Serious question: what's been stopping us from making a fully decentralized reddit, or social network in general?
Something that's completely peer to peer based, where people themselves host the content they interact with, and have the freedom to hide whichever type of content THEY want?
Has it been purely a technical problem? Is there discourse on this concept?
It's a technical set of problems.
What's funny is truely distributed compute is totally possible today, thanks to a lot of work done in the blockchain community. Notice I said blockchain and not crypto, we don't want the bullshit associated with that (coins, nfts etc). What we want is distributed compute and storage that can be read in a way that provides the same function as Reddit etc. Coupled with a good client experience like sync.

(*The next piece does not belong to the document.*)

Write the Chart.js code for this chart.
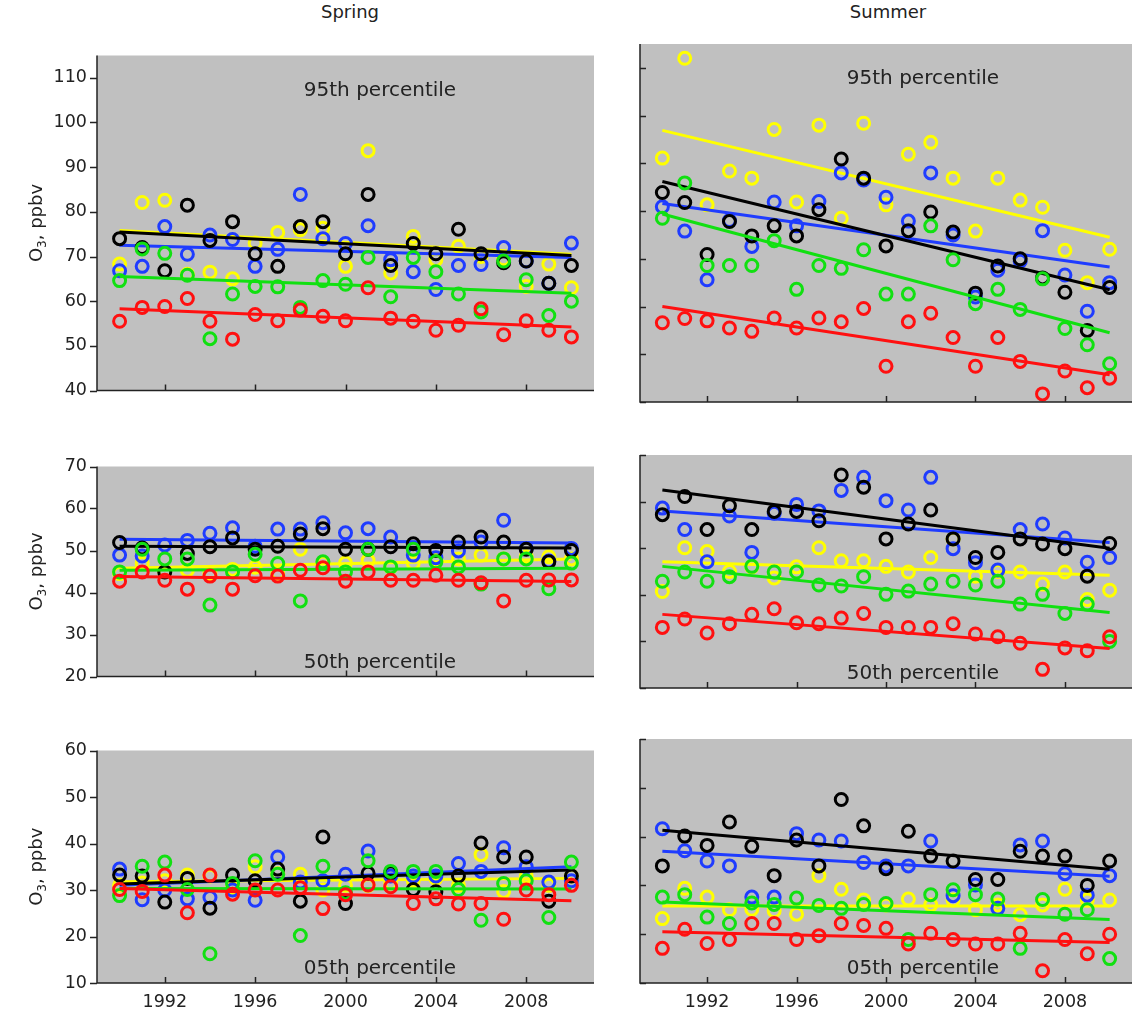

The biggest problem with that though is that blockchain that is truely distributed is slow by nature, because each block of data is distributed and validated to all nodes that host to keep consistency. And the larger a site becomes, the more data there is to store, and the more resource intensive verification becomes so therefore the nodes slowly gain a higher set of requirements.
So the middle ground is something like Lemmy. Where you can run your own instance, that talks to a wider federated network of instances where no one single entity can control the content.
In tech, a lot of the above is explained by a concept called CAP theorem. It's a really interesting problem that has only really been solved by a few vendors (google spanner is a good one) but even then it doesn't cover the distributed part.
Interesting, thanks for the insight.